[Supplied material]

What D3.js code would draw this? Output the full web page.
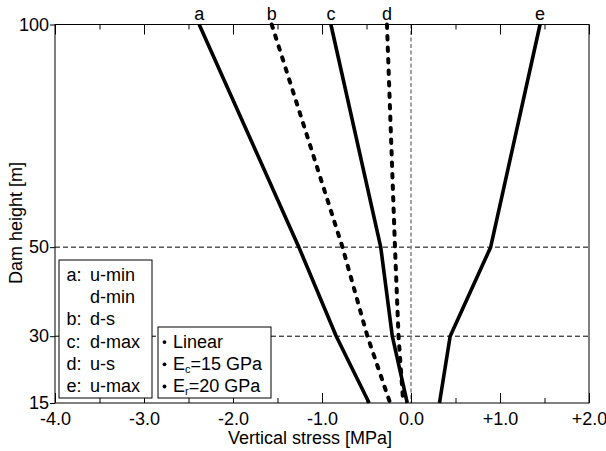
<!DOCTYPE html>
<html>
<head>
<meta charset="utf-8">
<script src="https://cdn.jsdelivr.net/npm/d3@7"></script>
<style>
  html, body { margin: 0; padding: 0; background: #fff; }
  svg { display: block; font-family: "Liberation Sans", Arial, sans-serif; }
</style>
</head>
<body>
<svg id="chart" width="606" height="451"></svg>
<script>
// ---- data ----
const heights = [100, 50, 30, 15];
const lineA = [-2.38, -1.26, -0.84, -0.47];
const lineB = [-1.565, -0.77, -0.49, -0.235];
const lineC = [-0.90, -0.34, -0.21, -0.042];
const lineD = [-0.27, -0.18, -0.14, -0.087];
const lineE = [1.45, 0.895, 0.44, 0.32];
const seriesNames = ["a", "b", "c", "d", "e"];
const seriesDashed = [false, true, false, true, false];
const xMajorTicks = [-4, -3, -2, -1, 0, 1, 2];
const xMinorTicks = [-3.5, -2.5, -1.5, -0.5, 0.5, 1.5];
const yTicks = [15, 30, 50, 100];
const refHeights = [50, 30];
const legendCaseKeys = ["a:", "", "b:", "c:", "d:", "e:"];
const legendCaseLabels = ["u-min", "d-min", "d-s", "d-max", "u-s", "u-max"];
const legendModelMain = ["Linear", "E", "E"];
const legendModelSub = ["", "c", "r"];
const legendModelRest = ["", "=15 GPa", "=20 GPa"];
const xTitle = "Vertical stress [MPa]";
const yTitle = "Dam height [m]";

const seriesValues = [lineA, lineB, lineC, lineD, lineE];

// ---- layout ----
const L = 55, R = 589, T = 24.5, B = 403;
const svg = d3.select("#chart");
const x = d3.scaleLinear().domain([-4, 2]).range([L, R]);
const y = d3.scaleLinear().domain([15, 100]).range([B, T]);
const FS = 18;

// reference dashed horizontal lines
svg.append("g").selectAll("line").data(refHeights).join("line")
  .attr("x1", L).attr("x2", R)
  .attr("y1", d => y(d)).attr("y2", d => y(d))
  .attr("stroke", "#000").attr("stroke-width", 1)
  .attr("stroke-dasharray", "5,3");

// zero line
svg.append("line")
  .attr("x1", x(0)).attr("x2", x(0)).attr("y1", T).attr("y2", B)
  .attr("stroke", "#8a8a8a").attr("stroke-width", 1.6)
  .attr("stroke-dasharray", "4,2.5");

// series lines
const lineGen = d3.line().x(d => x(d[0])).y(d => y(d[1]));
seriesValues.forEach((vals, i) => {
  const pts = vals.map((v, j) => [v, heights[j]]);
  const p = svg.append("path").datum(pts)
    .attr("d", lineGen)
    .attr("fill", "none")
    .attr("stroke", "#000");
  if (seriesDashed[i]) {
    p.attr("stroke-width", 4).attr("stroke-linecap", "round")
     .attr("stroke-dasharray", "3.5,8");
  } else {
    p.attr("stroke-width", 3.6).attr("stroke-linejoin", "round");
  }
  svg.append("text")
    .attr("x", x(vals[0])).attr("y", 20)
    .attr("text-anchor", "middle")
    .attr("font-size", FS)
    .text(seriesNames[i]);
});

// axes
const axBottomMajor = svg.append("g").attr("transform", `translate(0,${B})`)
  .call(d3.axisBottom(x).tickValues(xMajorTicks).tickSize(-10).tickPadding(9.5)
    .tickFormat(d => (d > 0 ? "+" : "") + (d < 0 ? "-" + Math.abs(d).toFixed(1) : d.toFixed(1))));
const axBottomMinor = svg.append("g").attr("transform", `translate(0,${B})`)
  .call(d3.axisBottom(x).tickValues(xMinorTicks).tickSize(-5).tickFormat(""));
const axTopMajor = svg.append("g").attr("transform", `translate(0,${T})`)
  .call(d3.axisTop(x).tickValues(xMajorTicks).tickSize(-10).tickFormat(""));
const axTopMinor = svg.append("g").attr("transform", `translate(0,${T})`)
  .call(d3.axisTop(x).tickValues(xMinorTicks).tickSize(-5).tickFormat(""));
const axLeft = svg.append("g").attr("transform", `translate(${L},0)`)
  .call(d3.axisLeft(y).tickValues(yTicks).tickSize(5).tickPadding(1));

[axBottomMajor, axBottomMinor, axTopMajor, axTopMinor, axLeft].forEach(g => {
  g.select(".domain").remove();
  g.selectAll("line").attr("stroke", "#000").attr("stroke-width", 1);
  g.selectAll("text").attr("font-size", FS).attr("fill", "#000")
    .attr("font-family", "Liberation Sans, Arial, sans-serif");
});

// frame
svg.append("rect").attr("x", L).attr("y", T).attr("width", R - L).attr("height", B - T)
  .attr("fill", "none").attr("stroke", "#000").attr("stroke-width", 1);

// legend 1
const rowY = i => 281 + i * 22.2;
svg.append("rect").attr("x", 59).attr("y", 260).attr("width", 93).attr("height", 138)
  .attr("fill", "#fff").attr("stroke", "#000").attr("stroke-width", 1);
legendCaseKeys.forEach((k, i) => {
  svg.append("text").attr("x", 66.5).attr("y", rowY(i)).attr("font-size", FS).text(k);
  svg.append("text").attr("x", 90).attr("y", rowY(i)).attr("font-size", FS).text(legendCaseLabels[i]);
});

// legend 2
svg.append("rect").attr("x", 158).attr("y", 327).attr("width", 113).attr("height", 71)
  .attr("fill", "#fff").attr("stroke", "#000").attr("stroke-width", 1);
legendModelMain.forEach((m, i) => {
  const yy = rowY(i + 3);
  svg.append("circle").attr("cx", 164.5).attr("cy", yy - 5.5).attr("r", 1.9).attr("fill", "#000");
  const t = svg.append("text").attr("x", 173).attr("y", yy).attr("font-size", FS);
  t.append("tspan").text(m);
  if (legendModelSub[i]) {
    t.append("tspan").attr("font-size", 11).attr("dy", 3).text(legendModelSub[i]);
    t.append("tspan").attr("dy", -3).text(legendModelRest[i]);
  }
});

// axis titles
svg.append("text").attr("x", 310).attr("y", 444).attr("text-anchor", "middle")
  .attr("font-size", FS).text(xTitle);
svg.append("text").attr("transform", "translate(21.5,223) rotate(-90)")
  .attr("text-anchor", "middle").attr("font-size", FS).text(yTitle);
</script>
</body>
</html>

[Task description] Leave out the pictures. Transcribe only the lines above, from the first through the one that contains "const seriesValues = [lineA, lineB, lineC, lineD, lineE];".

[Result below]
What D3.js code would draw this? Output the full web page.
<!DOCTYPE html>
<html>
<head>
<meta charset="utf-8">
<script src="https://cdn.jsdelivr.net/npm/d3@7"></script>
<style>
  html, body { margin: 0; padding: 0; background: #fff; }
  svg { display: block; font-family: "Liberation Sans", Arial, sans-serif; }
</style>
</head>
<body>
<svg id="chart" width="606" height="451"></svg>
<script>
// ---- data ----
const heights = [100, 50, 30, 15];
const lineA = [-2.38, -1.26, -0.84, -0.47];
const lineB = [-1.565, -0.77, -0.49, -0.235];
const lineC = [-0.90, -0.34, -0.21, -0.042];
const lineD = [-0.27, -0.18, -0.14, -0.087];
const lineE = [1.45, 0.895, 0.44, 0.32];
const seriesNames = ["a", "b", "c", "d", "e"];
const seriesDashed = [false, true, false, true, false];
const xMajorTicks = [-4, -3, -2, -1, 0, 1, 2];
const xMinorTicks = [-3.5, -2.5, -1.5, -0.5, 0.5, 1.5];
const yTicks = [15, 30, 50, 100];
const refHeights = [50, 30];
const legendCaseKeys = ["a:", "", "b:", "c:", "d:", "e:"];
const legendCaseLabels = ["u-min", "d-min", "d-s", "d-max", "u-s", "u-max"];
const legendModelMain = ["Linear", "E", "E"];
const legendModelSub = ["", "c", "r"];
const legendModelRest = ["", "=15 GPa", "=20 GPa"];
const xTitle = "Vertical stress [MPa]";
const yTitle = "Dam height [m]";

const seriesValues = [lineA, lineB, lineC, lineD, lineE];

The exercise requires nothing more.